SET EXERCISE:
Go through the data below and copy it exactly, skipping every picture.

INFORMATION PROVIDED:
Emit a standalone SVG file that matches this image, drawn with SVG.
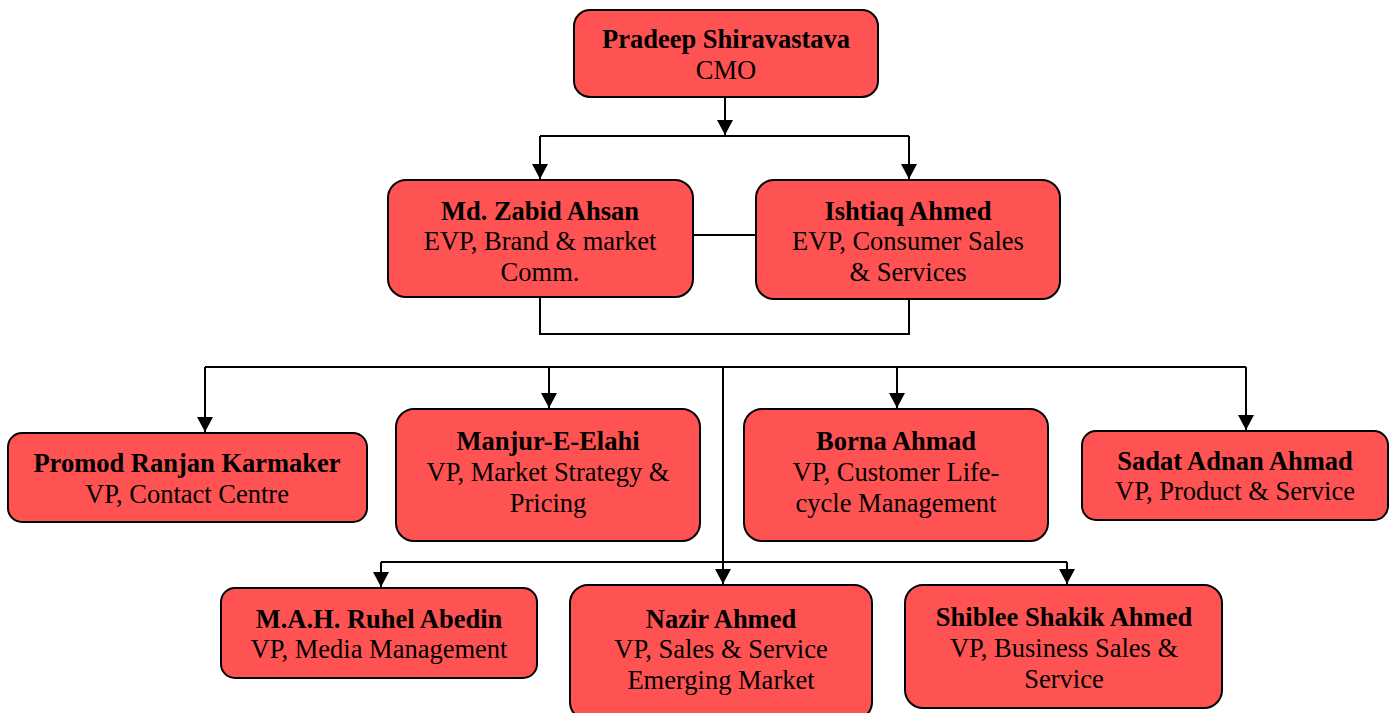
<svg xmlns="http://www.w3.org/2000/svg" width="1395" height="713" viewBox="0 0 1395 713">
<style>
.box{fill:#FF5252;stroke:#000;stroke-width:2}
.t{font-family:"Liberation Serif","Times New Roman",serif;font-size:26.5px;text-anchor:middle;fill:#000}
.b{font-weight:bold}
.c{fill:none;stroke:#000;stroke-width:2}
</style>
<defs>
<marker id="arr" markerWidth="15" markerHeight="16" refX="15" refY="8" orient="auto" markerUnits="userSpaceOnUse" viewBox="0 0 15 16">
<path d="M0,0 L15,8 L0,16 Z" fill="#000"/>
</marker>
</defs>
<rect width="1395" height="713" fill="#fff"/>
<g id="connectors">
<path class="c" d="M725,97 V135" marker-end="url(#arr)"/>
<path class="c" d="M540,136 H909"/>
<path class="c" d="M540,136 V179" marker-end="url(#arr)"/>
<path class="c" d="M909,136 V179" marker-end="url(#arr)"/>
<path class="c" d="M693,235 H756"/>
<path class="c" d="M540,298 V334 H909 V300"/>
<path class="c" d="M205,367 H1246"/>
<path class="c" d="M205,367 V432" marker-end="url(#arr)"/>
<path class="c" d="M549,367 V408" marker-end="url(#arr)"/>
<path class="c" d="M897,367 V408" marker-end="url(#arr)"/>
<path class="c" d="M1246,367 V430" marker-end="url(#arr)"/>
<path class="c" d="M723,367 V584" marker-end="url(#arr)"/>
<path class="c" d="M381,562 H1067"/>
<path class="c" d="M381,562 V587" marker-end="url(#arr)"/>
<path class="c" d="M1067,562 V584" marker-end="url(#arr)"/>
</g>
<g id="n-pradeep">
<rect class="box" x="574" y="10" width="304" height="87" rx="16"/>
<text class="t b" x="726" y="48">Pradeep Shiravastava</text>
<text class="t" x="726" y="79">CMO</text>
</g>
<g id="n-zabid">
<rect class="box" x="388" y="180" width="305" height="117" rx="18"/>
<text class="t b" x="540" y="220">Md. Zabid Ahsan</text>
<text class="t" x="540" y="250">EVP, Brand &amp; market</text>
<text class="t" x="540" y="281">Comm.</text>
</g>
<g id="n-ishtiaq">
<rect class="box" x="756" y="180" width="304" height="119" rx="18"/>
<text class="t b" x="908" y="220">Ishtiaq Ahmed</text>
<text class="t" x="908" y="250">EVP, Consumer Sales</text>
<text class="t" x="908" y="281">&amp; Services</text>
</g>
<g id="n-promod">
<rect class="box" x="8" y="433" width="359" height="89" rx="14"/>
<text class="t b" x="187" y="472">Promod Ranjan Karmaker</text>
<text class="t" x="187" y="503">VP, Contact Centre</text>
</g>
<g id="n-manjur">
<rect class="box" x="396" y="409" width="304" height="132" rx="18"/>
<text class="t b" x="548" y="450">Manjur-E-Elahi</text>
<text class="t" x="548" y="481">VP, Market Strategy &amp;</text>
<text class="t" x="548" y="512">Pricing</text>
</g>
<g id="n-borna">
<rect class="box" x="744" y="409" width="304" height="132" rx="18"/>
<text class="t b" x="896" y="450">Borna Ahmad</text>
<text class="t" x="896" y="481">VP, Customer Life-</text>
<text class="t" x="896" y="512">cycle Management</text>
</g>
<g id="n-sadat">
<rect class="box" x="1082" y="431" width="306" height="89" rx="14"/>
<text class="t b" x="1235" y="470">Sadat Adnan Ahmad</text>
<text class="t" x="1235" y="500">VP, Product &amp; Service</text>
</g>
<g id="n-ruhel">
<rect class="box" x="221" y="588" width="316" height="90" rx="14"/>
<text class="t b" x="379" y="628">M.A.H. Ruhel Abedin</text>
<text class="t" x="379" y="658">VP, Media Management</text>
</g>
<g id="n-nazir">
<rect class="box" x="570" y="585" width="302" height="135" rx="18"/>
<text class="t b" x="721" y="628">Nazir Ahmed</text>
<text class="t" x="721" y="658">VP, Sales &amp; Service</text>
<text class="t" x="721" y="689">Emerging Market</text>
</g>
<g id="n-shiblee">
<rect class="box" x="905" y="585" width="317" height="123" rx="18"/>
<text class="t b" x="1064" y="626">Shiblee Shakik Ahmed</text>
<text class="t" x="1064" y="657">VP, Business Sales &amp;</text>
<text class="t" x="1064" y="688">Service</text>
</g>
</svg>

ANSWER BELOW:
Emit a standalone SVG file that matches this image, drawn with SVG.
<svg xmlns="http://www.w3.org/2000/svg" width="1395" height="713" viewBox="0 0 1395 713">
<style>
.box{fill:#FF5252;stroke:#000;stroke-width:2}
.t{font-family:"Liberation Serif","Times New Roman",serif;font-size:26.5px;text-anchor:middle;fill:#000}
.b{font-weight:bold}
.c{fill:none;stroke:#000;stroke-width:2}
</style>
<defs>
<marker id="arr" markerWidth="15" markerHeight="16" refX="15" refY="8" orient="auto" markerUnits="userSpaceOnUse" viewBox="0 0 15 16">
<path d="M0,0 L15,8 L0,16 Z" fill="#000"/>
</marker>
</defs>
<rect width="1395" height="713" fill="#fff"/>
<g id="connectors">
<path class="c" d="M725,97 V135" marker-end="url(#arr)"/>
<path class="c" d="M540,136 H909"/>
<path class="c" d="M540,136 V179" marker-end="url(#arr)"/>
<path class="c" d="M909,136 V179" marker-end="url(#arr)"/>
<path class="c" d="M693,235 H756"/>
<path class="c" d="M540,298 V334 H909 V300"/>
<path class="c" d="M205,367 H1246"/>
<path class="c" d="M205,367 V432" marker-end="url(#arr)"/>
<path class="c" d="M549,367 V408" marker-end="url(#arr)"/>
<path class="c" d="M897,367 V408" marker-end="url(#arr)"/>
<path class="c" d="M1246,367 V430" marker-end="url(#arr)"/>
<path class="c" d="M723,367 V584" marker-end="url(#arr)"/>
<path class="c" d="M381,562 H1067"/>
<path class="c" d="M381,562 V587" marker-end="url(#arr)"/>
<path class="c" d="M1067,562 V584" marker-end="url(#arr)"/>
</g>
<g id="n-pradeep">
<rect class="box" x="574" y="10" width="304" height="87" rx="16"/>
<text class="t b" x="726" y="48">Pradeep Shiravastava</text>
<text class="t" x="726" y="79">CMO</text>
</g>
<g id="n-zabid">
<rect class="box" x="388" y="180" width="305" height="117" rx="18"/>
<text class="t b" x="540" y="220">Md. Zabid Ahsan</text>
<text class="t" x="540" y="250">EVP, Brand &amp; market</text>
<text class="t" x="540" y="281">Comm.</text>
</g>
<g id="n-ishtiaq">
<rect class="box" x="756" y="180" width="304" height="119" rx="18"/>
<text class="t b" x="908" y="220">Ishtiaq Ahmed</text>
<text class="t" x="908" y="250">EVP, Consumer Sales</text>
<text class="t" x="908" y="281">&amp; Services</text>
</g>
<g id="n-promod">
<rect class="box" x="8" y="433" width="359" height="89" rx="14"/>
<text class="t b" x="187" y="472">Promod Ranjan Karmaker</text>
<text class="t" x="187" y="503">VP, Contact Centre</text>
</g>
<g id="n-manjur">
<rect class="box" x="396" y="409" width="304" height="132" rx="18"/>
<text class="t b" x="548" y="450">Manjur-E-Elahi</text>
<text class="t" x="548" y="481">VP, Market Strategy &amp;</text>
<text class="t" x="548" y="512">Pricing</text>
</g>
<g id="n-borna">
<rect class="box" x="744" y="409" width="304" height="132" rx="18"/>
<text class="t b" x="896" y="450">Borna Ahmad</text>
<text class="t" x="896" y="481">VP, Customer Life-</text>
<text class="t" x="896" y="512">cycle Management</text>
</g>
<g id="n-sadat">
<rect class="box" x="1082" y="431" width="306" height="89" rx="14"/>
<text class="t b" x="1235" y="470">Sadat Adnan Ahmad</text>
<text class="t" x="1235" y="500">VP, Product &amp; Service</text>
</g>
<g id="n-ruhel">
<rect class="box" x="221" y="588" width="316" height="90" rx="14"/>
<text class="t b" x="379" y="628">M.A.H. Ruhel Abedin</text>
<text class="t" x="379" y="658">VP, Media Management</text>
</g>
<g id="n-nazir">
<rect class="box" x="570" y="585" width="302" height="135" rx="18"/>
<text class="t b" x="721" y="628">Nazir Ahmed</text>
<text class="t" x="721" y="658">VP, Sales &amp; Service</text>
<text class="t" x="721" y="689">Emerging Market</text>
</g>
<g id="n-shiblee">
<rect class="box" x="905" y="585" width="317" height="123" rx="18"/>
<text class="t b" x="1064" y="626">Shiblee Shakik Ahmed</text>
<text class="t" x="1064" y="657">VP, Business Sales &amp;</text>
<text class="t" x="1064" y="688">Service</text>
</g>
</svg>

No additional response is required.